__Written instruction__
Repeat the whole listing below, word for word.
### Dataset extract ###
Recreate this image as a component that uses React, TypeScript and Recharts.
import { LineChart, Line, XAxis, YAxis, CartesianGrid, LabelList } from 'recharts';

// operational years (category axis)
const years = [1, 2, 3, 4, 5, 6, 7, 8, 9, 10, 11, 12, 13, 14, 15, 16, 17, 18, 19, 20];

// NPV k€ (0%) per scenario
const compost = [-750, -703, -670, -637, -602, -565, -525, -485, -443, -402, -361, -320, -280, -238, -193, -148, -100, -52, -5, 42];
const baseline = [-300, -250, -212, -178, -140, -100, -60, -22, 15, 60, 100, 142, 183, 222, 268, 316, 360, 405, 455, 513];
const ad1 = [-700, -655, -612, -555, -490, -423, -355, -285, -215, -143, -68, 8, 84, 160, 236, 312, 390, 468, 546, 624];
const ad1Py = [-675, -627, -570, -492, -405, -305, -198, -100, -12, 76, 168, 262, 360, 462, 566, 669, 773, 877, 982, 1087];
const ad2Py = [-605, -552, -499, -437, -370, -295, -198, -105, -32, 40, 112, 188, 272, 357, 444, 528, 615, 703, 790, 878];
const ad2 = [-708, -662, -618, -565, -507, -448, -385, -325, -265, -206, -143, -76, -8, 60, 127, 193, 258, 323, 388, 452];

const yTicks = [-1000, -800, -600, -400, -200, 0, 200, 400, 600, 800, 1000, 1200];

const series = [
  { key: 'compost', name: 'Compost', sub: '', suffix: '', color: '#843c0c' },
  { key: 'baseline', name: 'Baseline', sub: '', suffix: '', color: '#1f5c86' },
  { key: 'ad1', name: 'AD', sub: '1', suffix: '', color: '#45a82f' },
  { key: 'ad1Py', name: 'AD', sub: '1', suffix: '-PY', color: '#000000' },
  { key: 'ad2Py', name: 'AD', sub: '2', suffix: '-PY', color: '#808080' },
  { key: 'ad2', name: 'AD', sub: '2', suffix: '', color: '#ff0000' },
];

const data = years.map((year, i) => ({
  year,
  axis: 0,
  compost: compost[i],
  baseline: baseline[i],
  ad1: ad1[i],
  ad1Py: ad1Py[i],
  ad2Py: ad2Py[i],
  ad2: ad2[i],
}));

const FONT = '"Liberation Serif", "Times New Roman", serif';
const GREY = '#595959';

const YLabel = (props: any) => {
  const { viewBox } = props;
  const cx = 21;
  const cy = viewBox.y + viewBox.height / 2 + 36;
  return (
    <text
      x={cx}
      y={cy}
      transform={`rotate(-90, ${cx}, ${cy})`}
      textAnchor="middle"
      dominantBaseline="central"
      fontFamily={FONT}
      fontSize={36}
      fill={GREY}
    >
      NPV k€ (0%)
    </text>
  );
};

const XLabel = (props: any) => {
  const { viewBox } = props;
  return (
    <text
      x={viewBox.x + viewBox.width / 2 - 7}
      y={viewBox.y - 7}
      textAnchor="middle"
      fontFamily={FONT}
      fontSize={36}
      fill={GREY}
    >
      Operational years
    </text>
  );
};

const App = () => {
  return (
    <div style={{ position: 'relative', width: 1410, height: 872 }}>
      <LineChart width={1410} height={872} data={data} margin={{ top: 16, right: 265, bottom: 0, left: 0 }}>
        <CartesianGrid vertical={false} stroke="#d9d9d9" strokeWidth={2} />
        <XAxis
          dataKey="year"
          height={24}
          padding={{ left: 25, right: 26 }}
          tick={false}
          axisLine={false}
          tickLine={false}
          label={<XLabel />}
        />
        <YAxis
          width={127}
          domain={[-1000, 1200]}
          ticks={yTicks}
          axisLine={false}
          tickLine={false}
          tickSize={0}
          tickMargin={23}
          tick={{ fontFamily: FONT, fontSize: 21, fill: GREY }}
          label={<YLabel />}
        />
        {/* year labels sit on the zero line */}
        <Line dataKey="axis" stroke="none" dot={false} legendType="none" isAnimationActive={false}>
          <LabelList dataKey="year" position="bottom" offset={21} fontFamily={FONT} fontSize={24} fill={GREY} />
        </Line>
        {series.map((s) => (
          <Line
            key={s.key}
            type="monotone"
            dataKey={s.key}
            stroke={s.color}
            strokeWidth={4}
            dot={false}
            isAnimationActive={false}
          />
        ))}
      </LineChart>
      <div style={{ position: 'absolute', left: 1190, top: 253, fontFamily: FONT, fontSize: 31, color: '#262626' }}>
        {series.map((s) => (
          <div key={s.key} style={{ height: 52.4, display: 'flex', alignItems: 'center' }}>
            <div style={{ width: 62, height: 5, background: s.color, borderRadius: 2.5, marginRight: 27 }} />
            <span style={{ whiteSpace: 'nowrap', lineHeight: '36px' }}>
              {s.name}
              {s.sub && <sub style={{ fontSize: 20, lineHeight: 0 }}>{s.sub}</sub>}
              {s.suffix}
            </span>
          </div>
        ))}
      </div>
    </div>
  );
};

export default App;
###
__The completed task__
Recreate this image as a component that uses React, TypeScript and Recharts.
import { LineChart, Line, XAxis, YAxis, CartesianGrid, LabelList } from 'recharts';

// operational years (category axis)
const years = [1, 2, 3, 4, 5, 6, 7, 8, 9, 10, 11, 12, 13, 14, 15, 16, 17, 18, 19, 20];

// NPV k€ (0%) per scenario
const compost = [-750, -703, -670, -637, -602, -565, -525, -485, -443, -402, -361, -320, -280, -238, -193, -148, -100, -52, -5, 42];
const baseline = [-300, -250, -212, -178, -140, -100, -60, -22, 15, 60, 100, 142, 183, 222, 268, 316, 360, 405, 455, 513];
const ad1 = [-700, -655, -612, -555, -490, -423, -355, -285, -215, -143, -68, 8, 84, 160, 236, 312, 390, 468, 546, 624];
const ad1Py = [-675, -627, -570, -492, -405, -305, -198, -100, -12, 76, 168, 262, 360, 462, 566, 669, 773, 877, 982, 1087];
const ad2Py = [-605, -552, -499, -437, -370, -295, -198, -105, -32, 40, 112, 188, 272, 357, 444, 528, 615, 703, 790, 878];
const ad2 = [-708, -662, -618, -565, -507, -448, -385, -325, -265, -206, -143, -76, -8, 60, 127, 193, 258, 323, 388, 452];

const yTicks = [-1000, -800, -600, -400, -200, 0, 200, 400, 600, 800, 1000, 1200];

const series = [
  { key: 'compost', name: 'Compost', sub: '', suffix: '', color: '#843c0c' },
  { key: 'baseline', name: 'Baseline', sub: '', suffix: '', color: '#1f5c86' },
  { key: 'ad1', name: 'AD', sub: '1', suffix: '', color: '#45a82f' },
  { key: 'ad1Py', name: 'AD', sub: '1', suffix: '-PY', color: '#000000' },
  { key: 'ad2Py', name: 'AD', sub: '2', suffix: '-PY', color: '#808080' },
  { key: 'ad2', name: 'AD', sub: '2', suffix: '', color: '#ff0000' },
];

const data = years.map((year, i) => ({
  year,
  axis: 0,
  compost: compost[i],
  baseline: baseline[i],
  ad1: ad1[i],
  ad1Py: ad1Py[i],
  ad2Py: ad2Py[i],
  ad2: ad2[i],
}));

const FONT = '"Liberation Serif", "Times New Roman", serif';
const GREY = '#595959';

const YLabel = (props: any) => {
  const { viewBox } = props;
  const cx = 21;
  const cy = viewBox.y + viewBox.height / 2 + 36;
  return (
    <text
      x={cx}
      y={cy}
      transform={`rotate(-90, ${cx}, ${cy})`}
      textAnchor="middle"
      dominantBaseline="central"
      fontFamily={FONT}
      fontSize={36}
      fill={GREY}
    >
      NPV k€ (0%)
    </text>
  );
};

const XLabel = (props: any) => {
  const { viewBox } = props;
  return (
    <text
      x={viewBox.x + viewBox.width / 2 - 7}
      y={viewBox.y - 7}
      textAnchor="middle"
      fontFamily={FONT}
      fontSize={36}
      fill={GREY}
    >
      Operational years
    </text>
  );
};

const App = () => {
  return (
    <div style={{ position: 'relative', width: 1410, height: 872 }}>
      <LineChart width={1410} height={872} data={data} margin={{ top: 16, right: 265, bottom: 0, left: 0 }}>
        <CartesianGrid vertical={false} stroke="#d9d9d9" strokeWidth={2} />
        <XAxis
          dataKey="year"
          height={24}
          padding={{ left: 25, right: 26 }}
          tick={false}
          axisLine={false}
          tickLine={false}
          label={<XLabel />}
        />
        <YAxis
          width={127}
          domain={[-1000, 1200]}
          ticks={yTicks}
          axisLine={false}
          tickLine={false}
          tickSize={0}
          tickMargin={23}
          tick={{ fontFamily: FONT, fontSize: 21, fill: GREY }}
          label={<YLabel />}
        />
        {/* year labels sit on the zero line */}
        <Line dataKey="axis" stroke="none" dot={false} legendType="none" isAnimationActive={false}>
          <LabelList dataKey="year" position="bottom" offset={21} fontFamily={FONT} fontSize={24} fill={GREY} />
        </Line>
        {series.map((s) => (
          <Line
            key={s.key}
            type="monotone"
            dataKey={s.key}
            stroke={s.color}
            strokeWidth={4}
            dot={false}
            isAnimationActive={false}
          />
        ))}
      </LineChart>
      <div style={{ position: 'absolute', left: 1190, top: 253, fontFamily: FONT, fontSize: 31, color: '#262626' }}>
        {series.map((s) => (
          <div key={s.key} style={{ height: 52.4, display: 'flex', alignItems: 'center' }}>
            <div style={{ width: 62, height: 5, background: s.color, borderRadius: 2.5, marginRight: 27 }} />
            <span style={{ whiteSpace: 'nowrap', lineHeight: '36px' }}>
              {s.name}
              {s.sub && <sub style={{ fontSize: 20, lineHeight: 0 }}>{s.sub}</sub>}
              {s.suffix}
            </span>
          </div>
        ))}
      </div>
    </div>
  );
};

export default App;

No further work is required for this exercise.